January 15, 1992|By Brian Sullam

A West Baltimore woman and her daughter yesterday filed a $100 million lawsuit against a former priest, the former archbishop of Baltimore and the Archdiocese of Baltimore, alleging that the young girl had been raped and sexually abused by the priest for more than three years.

The suit alleges that Richard G. Deakin, 36, a member of the Capuchin Franciscan Order of the Province of St. Augustine, "performed a number of sexual acts" on the girl beginning in 1985, when she was 13.

The suit says the acts were performed at the rectory of St. Martin's Church, in the first block of North Fulton Street, where Deakin served as assistant pastor, and at the girl's home and in his car at parks around Baltimore.

Deakin was convicted in October 1990 of second-degree rape and sexual child abuse in the case.

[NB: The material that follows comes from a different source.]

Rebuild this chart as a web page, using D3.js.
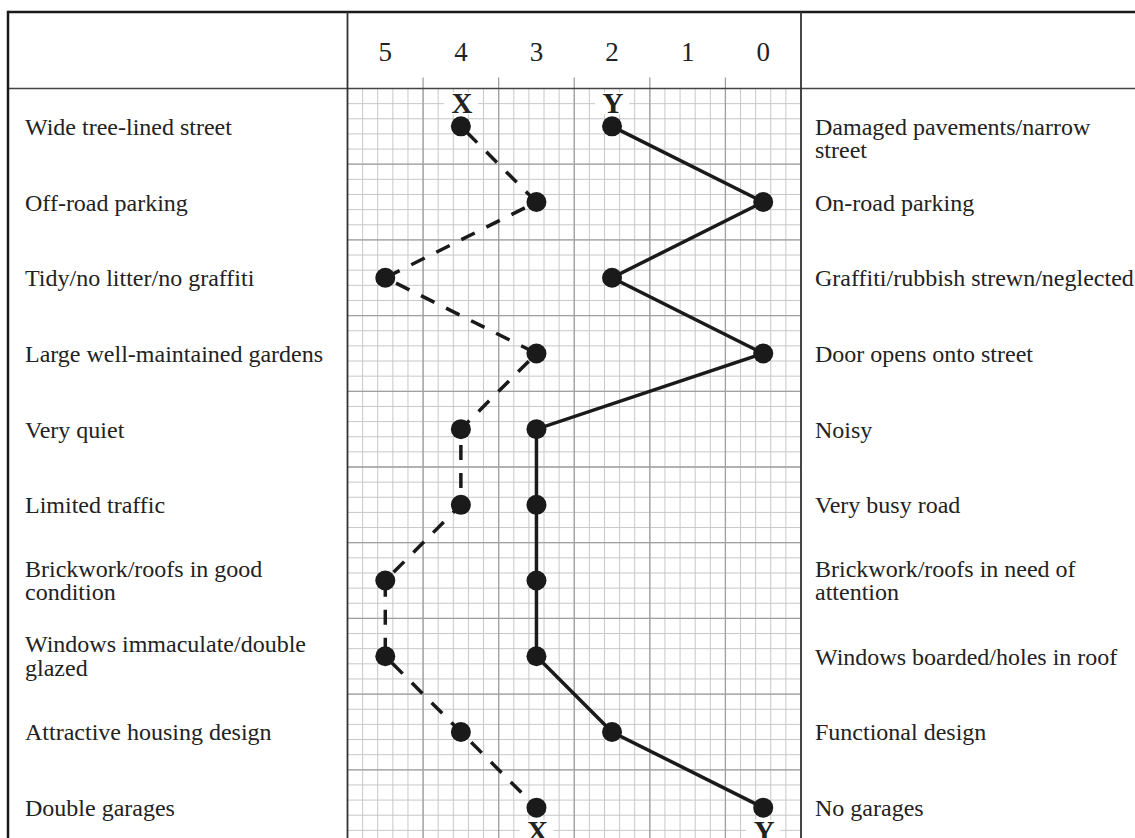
<!DOCTYPE html>
<html>
<head>
<meta charset="utf-8">
<script src="https://cdn.jsdelivr.net/npm/d3@7"></script>
<style>
  body { margin: 0; background: #fff; }
  svg { display: block; }
  text { font-family: "Liberation Serif", "Times New Roman", serif; fill: #222; }
</style>
</head>
<body>
<div id="chart"></div>
<script>
// data
const scaleTicks = [5, 4, 3, 2, 1, 0];
const leftLabels = [
  "Wide tree-lined street",
  "Off-road parking",
  "Tidy/no litter/no graffiti",
  "Large well-maintained gardens",
  "Very quiet",
  "Limited traffic",
  "Brickwork/roofs in good\ncondition",
  "Windows immaculate/double\nglazed",
  "Attractive housing design",
  "Double garages"
];
const rightLabels = [
  "Damaged pavements/narrow\nstreet",
  "On-road parking",
  "Graffiti/rubbish strewn/neglected",
  "Door opens onto street",
  "Noisy",
  "Very busy road",
  "Brickwork/roofs in need of\nattention",
  "Windows boarded/holes in roof",
  "Functional design",
  "No garages"
];
const scoresX = [4, 3, 5, 3, 4, 4, 5, 5, 4, 3];
const scoresY = [2, 0, 2, 0, 3, 3, 3, 3, 2, 0];

const W = 1135, H = 838;
const outerLeft = 8, outerTop = 12;
const gridLeft = 347.5, gridRight = 801, headTop = 88.5;
const rowH = 75.7;
const ink = "#1a1a1a";

var svg = d3.select("#chart").append("svg")
    .attr("width", W)
    .attr("height", H);

// scales: score columns centred in the grid, one band per row
var x = d3.scaleLinear().domain([5.5, -0.5]).range([gridLeft, gridRight]);
var rows = d3.range(leftLabels.length);
var y = d3.scaleBand().domain(rows).range([headTop, headTop + rowH * rows.length]);
var yc = function(i) { return y(i) + y.bandwidth() / 2; };
var gridBottom = headTop + rowH * rows.length;

// minor grid
var g = svg.append("g");
var minorX = d3.range(-0.5, 5.5001, 0.2);
g.selectAll(".vminor").data(minorX).enter().append("line")
    .attr("x1", d => x(d)).attr("x2", d => x(d))
    .attr("y1", headTop).attr("y2", gridBottom)
    .attr("stroke", "#c8c8c8").attr("stroke-width", 1);
var minorY = d3.range(0, rows.length * 5 + 1).map(k => headTop + k * rowH / 5);
g.selectAll(".hminor").data(minorY).enter().append("line")
    .attr("x1", gridLeft).attr("x2", gridRight)
    .attr("y1", d => d).attr("y2", d => d)
    .attr("stroke", "#c8c8c8").attr("stroke-width", 1);

// major grid, vertical ones poke up into the header as ticks
var majorX = d3.range(0.5, 5.5, 1);
g.selectAll(".vmajor").data(majorX).enter().append("line")
    .attr("x1", d => x(d)).attr("x2", d => x(d))
    .attr("y1", headTop - 11).attr("y2", gridBottom)
    .attr("stroke", "#a0a0a0").attr("stroke-width", 1.3);
g.selectAll(".hmajor").data(rows.slice(1)).enter().append("line")
    .attr("x1", gridLeft).attr("x2", gridRight)
    .attr("y1", d => y(d)).attr("y2", d => y(d))
    .attr("stroke", "#a0a0a0").attr("stroke-width", 1.3);

// table borders
svg.append("line").attr("x1", outerLeft).attr("x2", W).attr("y1", outerTop).attr("y2", outerTop)
    .attr("stroke", ink).attr("stroke-width", 2.5);
svg.append("line").attr("x1", outerLeft).attr("x2", W).attr("y1", headTop).attr("y2", headTop)
    .attr("stroke", "#444").attr("stroke-width", 1.6);
svg.append("line").attr("x1", outerLeft).attr("x2", outerLeft).attr("y1", outerTop - 1.2).attr("y2", H)
    .attr("stroke", ink).attr("stroke-width", 2.5);
[gridLeft, gridRight].forEach(function(px) {
    svg.append("line").attr("x1", px).attr("x2", px).attr("y1", outerTop).attr("y2", H)
        .attr("stroke", "#333").attr("stroke-width", 1.8);
});

// header numbers
svg.selectAll(".tick-label").data(scaleTicks).enter().append("text")
    .attr("x", d => x(d))
    .attr("y", 61)
    .attr("text-anchor", "middle")
    .style("font-size", "27px")
    .text(d => d);

// row labels, left and right
function drawLabels(labels, px) {
    labels.forEach(function(lab, i) {
        var lines = lab.split("\n");
        var base = yc(i) + 8.5;
        if (lines.length > 1 && i > 0) base = yc(i) - 4;
        var t = svg.append("text")
            .attr("x", px)
            .attr("y", base)
            .style("font-size", "24px");
        lines.forEach(function(l, j) {
            t.append("tspan").attr("x", px).attr("dy", j === 0 ? 0 : 23.5).text(l);
        });
    });
}
drawLabels(leftLabels, 25);
drawLabels(rightLabels, 815);

// profile lines
var line = function(vals) {
    return d3.line()
        .x(function(d) { return x(d); })
        .y(function(d, i) { return yc(i); })(vals);
};
svg.append("path")
    .attr("d", line(scoresX))
    .attr("fill", "none")
    .attr("stroke", ink)
    .attr("stroke-width", 3.5)
    .attr("stroke-dasharray", "15,13")
    .attr("stroke-dashoffset", -8);
svg.append("path")
    .attr("d", line(scoresY))
    .attr("fill", "none")
    .attr("stroke", ink)
    .attr("stroke-width", 3.5);

// dots
[scoresX, scoresY].forEach(function(vals) {
    svg.append("g").selectAll("circle").data(vals).enter().append("circle")
        .attr("cx", d => x(d))
        .attr("cy", (d, i) => yc(i))
        .attr("r", 10)
        .attr("fill", ink);
});

// series letters at the start and end of each profile
var n = rows.length - 1;
var tags = [
    {name: "X", v: scoresX[0], yy: yc(0) - 13},
    {name: "Y", v: scoresY[0], yy: yc(0) - 13},
    {name: "X", v: scoresX[n], yy: yc(n) + 33},
    {name: "Y", v: scoresY[n], yy: yc(n) + 33}
];
tags.forEach(function(t) {
    svg.append("rect")
        .attr("x", x(t.v) - 17)
        .attr("y", t.yy - 21)
        .attr("width", 34)
        .attr("height", 22)
        .attr("fill", "#fff");
    svg.append("text")
        .attr("x", x(t.v) + 1)
        .attr("y", t.yy)
        .attr("text-anchor", "middle")
        .style("font-size", "29px")
        .style("font-weight", "bold")
        .text(t.name);
});
</script>
</body>
</html>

He was given a 15-year suspended sentence as part of a plea bargain with Baltimore prosecutors and was put on probation for five years. At the time of his sentencing, Deakin had left the priesthood, married and moved to Baden, Pa.

The suit, filed yesterday in Baltimore Circuit Court, listed pseudonyms for the plaintiffs -- Mary Doe for the mother and Jane Doe for the daughter -- to protect their identities.

It will be up to the judge whether to allow the case to proceed using the pseudonyms.

The suit alleges that the victim, who is now 19, "suffers and will suffer in the future from emotional distress, anxiety, fear, physical anguish, psychological and emotional trauma."

The suit seeks $30 million in damages each for the counts of battery, negligent hiring and supervision, and intentional infliction of emotional distress. On behalf of her mother, the suit is seeking damages of $10 million.

A spokesman for the Baltimore Archdiocese did not return phone calls seeking comment on the suit.

The alleges that former Archbishop William D. Borders and the Capuchins failed to investigate and monitor the behavior of Deakin, whose order had taken over the pastoral responsibilities of St. Martin's.

During his years as a seminarian, Deakin allegedly was "exposed to sexually deviant conduct" and as a result had received "counseling for sexually related difficulties and incidents that subsequently resulted in his transfer to a parish in another state."

Deakin had been subjected to homosexual advances as a seminarian, according to evidence presented at his criminal trial.

Knowing that Deakin had these problems, the suit alleges that the decision to assign Deakin to supervise youth groups was "reckless, extreme and outrageous."

The suit said the decision of Archbishop Borders and the Capuchins to assign Deakin to St. Martin's "created an unreasonable risk of harm to its parishioners, especially female adolescents."

At the time of his conviction, an investigation found no evidence that Deakin was sexually involved with any other children in the parish.